The establishment was not ready for a western-educated man, enjoying the charisma of a world-class cricketer and once married to a British heiress, also adapting to the ways of the conservative Muslim clergy with open empathy for the Taliban. Worse, a third wife with supposed spiritual powers. The ‘Kaptan’ cannot be easily slotted, and hence is difficult to politically slaughter.
Khan, despite his British connections, developed strong anti-West postures. Voted out of power – some credit it to the US for the ‘offence’ of meeting Russia’s Putin on the day the latter launched his Ukraine campaign – Khan turned a huge America-baiter. There was and there is no verifiable evidence to show. But he called the Americans names at public rallies, something none of his predecessors had done. His conciliatory denials from the jail do not appear to have cut much ice with Washington.
Khan’s supporters attacked key army offices in May 2023 when he was arrested. That included the destruction of a museum where war trophies won during the 1965 conflict with India. For Pakistan’s military, this was the last straw.
The establishment did not bargain for Khan’s charisma and popularity, especially among the rising and vocal middle classes who are seeking a change away from the older lot. To its chagrin, Khan retains much of it, adopting guerilla tactics from the jail, even ready to talk, but ‘his’ terms, with the current army chief whom he once targeted.

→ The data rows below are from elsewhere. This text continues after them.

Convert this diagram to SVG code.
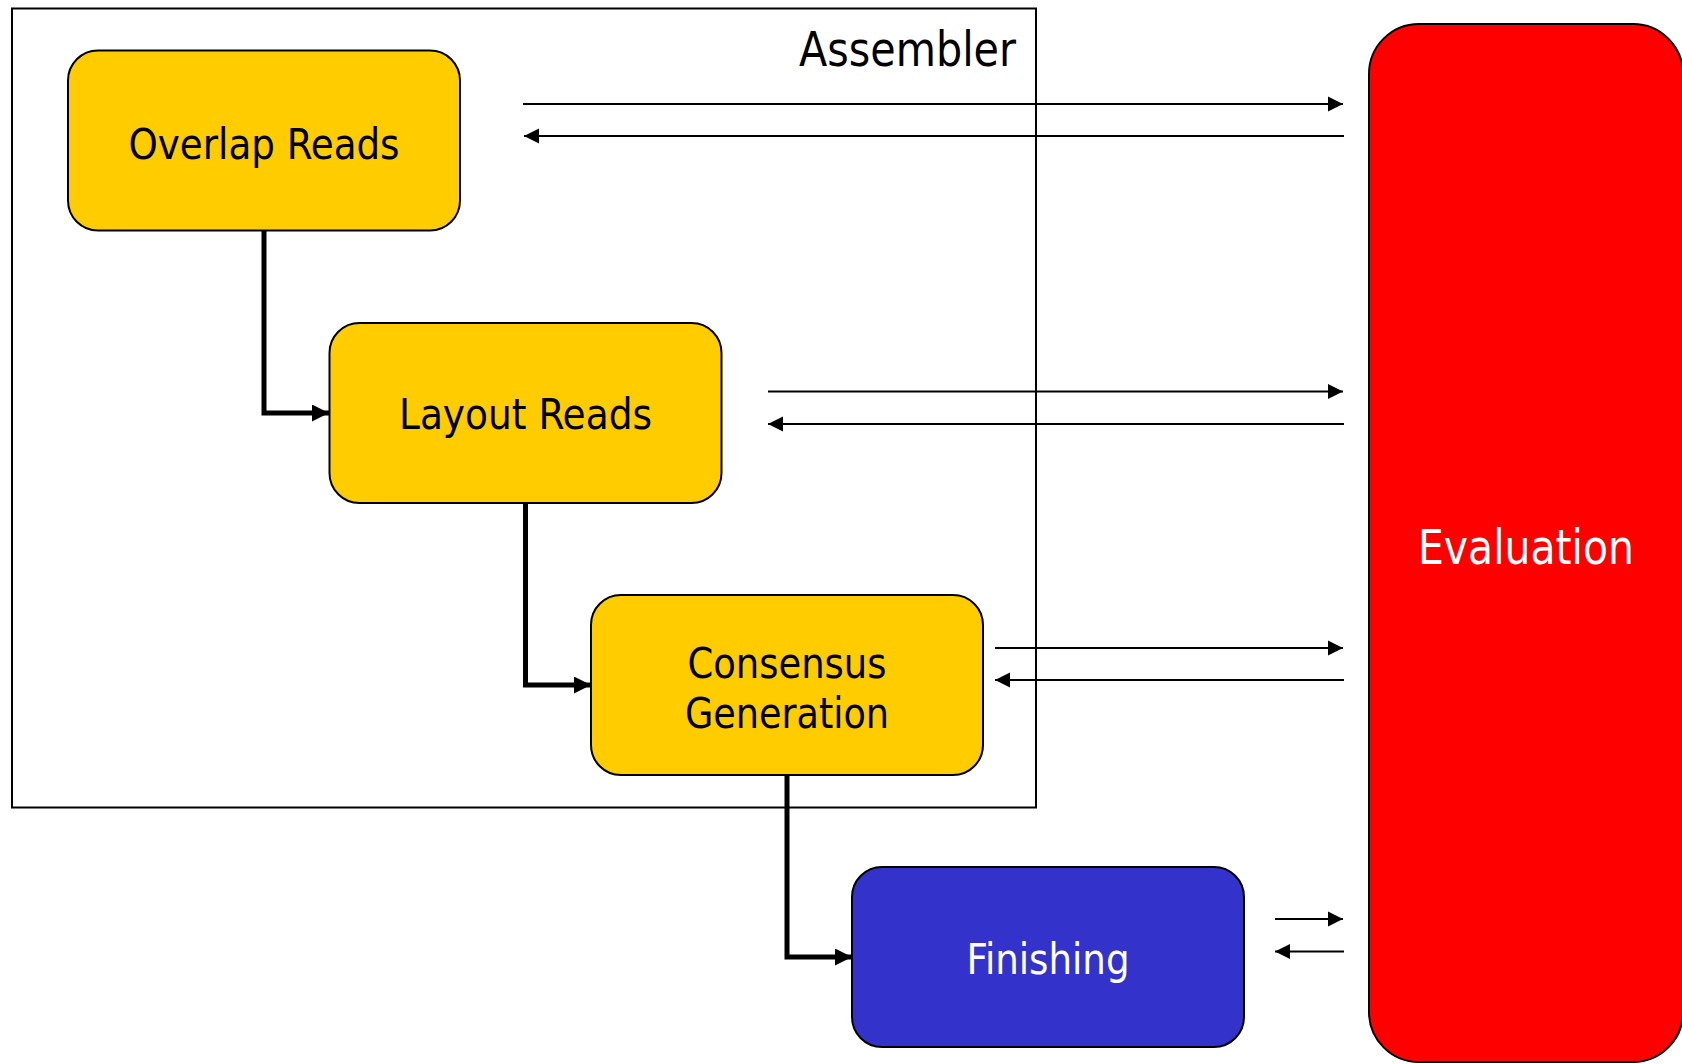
<svg xmlns="http://www.w3.org/2000/svg" width="1682" height="1064" viewBox="0 0 1682 1064">
  <defs>
    <marker id="headThick" viewBox="0 0 10 10" refX="10" refY="5" markerWidth="17" markerHeight="17" markerUnits="userSpaceOnUse" orient="auto">
      <path d="M0,0 L10,5 L0,10 z" fill="#000"/>
    </marker>
    <marker id="headThin" viewBox="0 0 10 10" refX="10" refY="5" markerWidth="15" markerHeight="15.5" markerUnits="userSpaceOnUse" orient="auto">
      <path d="M0,0 L10,5 L0,10 z" fill="#000"/>
    </marker>
  </defs>
  <style>
    .label { font-family: "DejaVu Sans Condensed", "DejaVu Sans", sans-serif; text-anchor: middle; }
    .box { stroke: #000; stroke-width: 2; }
    .step { fill: #FFCC00; }
    .dark { fill: #000; }
    .light { fill: #FFF; }
  </style>
  <rect width="1682" height="1064" fill="#FFF"/>

  <!-- assembler frame -->
  <g id="assembler">
    <rect x="12" y="8.5" width="1024" height="799" fill="none" stroke="#000" stroke-width="2"/>
    <text x="1016" y="66" font-family="DejaVu Sans Condensed, DejaVu Sans, sans-serif" font-size="48" text-anchor="end" textLength="217" lengthAdjust="spacingAndGlyphs" fill="#000">Assembler</text>
  </g>

  <!-- evaluation column -->
  <g id="evaluation">
    <rect class="box" x="1369" y="24" width="314" height="1038" rx="50" fill="#FF0000"/>
    <text class="label light" x="1526" y="564" font-size="48" textLength="216" lengthAdjust="spacingAndGlyphs">Evaluation</text>
  </g>

  <!-- pipeline steps -->
  <g id="overlap-reads">
    <rect class="box step" x="68" y="50.5" width="392" height="180" rx="30"/>
    <text class="label dark" x="264" y="159" font-size="43" textLength="271" lengthAdjust="spacingAndGlyphs">Overlap Reads</text>
  </g>
  <g id="layout-reads">
    <rect class="box step" x="329.5" y="323" width="392" height="180" rx="30"/>
    <text class="label dark" x="525.5" y="429" font-size="43" textLength="253" lengthAdjust="spacingAndGlyphs">Layout Reads</text>
  </g>
  <g id="consensus-generation">
    <rect class="box step" x="591" y="595" width="392" height="180" rx="30"/>
    <text class="label dark" x="787" y="678" font-size="43" textLength="199" lengthAdjust="spacingAndGlyphs">Consensus</text>
    <text class="label dark" x="787" y="728" font-size="43" textLength="204" lengthAdjust="spacingAndGlyphs">Generation</text>
  </g>
  <g id="finishing">
    <rect class="box" x="852" y="867" width="392" height="180" rx="30" fill="#3333CC"/>
    <text class="label light" x="1048" y="974" font-size="43" textLength="163" lengthAdjust="spacingAndGlyphs">Finishing</text>
  </g>

  <!-- connectors -->
  <g id="connectors" fill="none" stroke="#000">
    <g stroke-width="5" marker-end="url(#headThick)">
      <path d="M264,231 V413 H329"/>
      <path d="M525.5,503 V685 H591"/>
      <path d="M787,775 V957 H852"/>
    </g>
    <g stroke-width="2" marker-end="url(#headThin)">
      <path d="M523,104 H1343"/>
      <path d="M1344,136 H524"/>
      <path d="M768,391.5 H1343"/>
      <path d="M1344,424 H768"/>
      <path d="M995,648 H1343"/>
      <path d="M1344,680 H995"/>
      <path d="M1275,919 H1343"/>
      <path d="M1344,951.5 H1275"/>
    </g>
  </g>
</svg>
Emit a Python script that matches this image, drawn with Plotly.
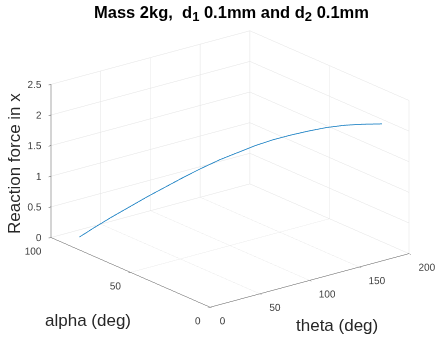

Despite being in jail for almost two years and slapped with multiple convictions, Khan supposedly retains his political constituency, plus support of the younger soldiers. His continued popularity despite curbs is by itself a testimony of the failure of the Bhuttos and the Sharifs who occupy top constitutional offices at the federal level, besides the chief ministership of the powerful Punjab province.
Khan has a strong lobby abroad. Now his supporters, projecting him as a prisoner of conscience, his human rights curbed, have nominated him for a Nobel Prize.
Keeping him in jail has not worked, and letting him out is risky.
How to solve a problem like Imran Khan that, as the political saying goes – and with ample justification – in a country that is governed by “Allah, Army and America” – not necessarily in that order?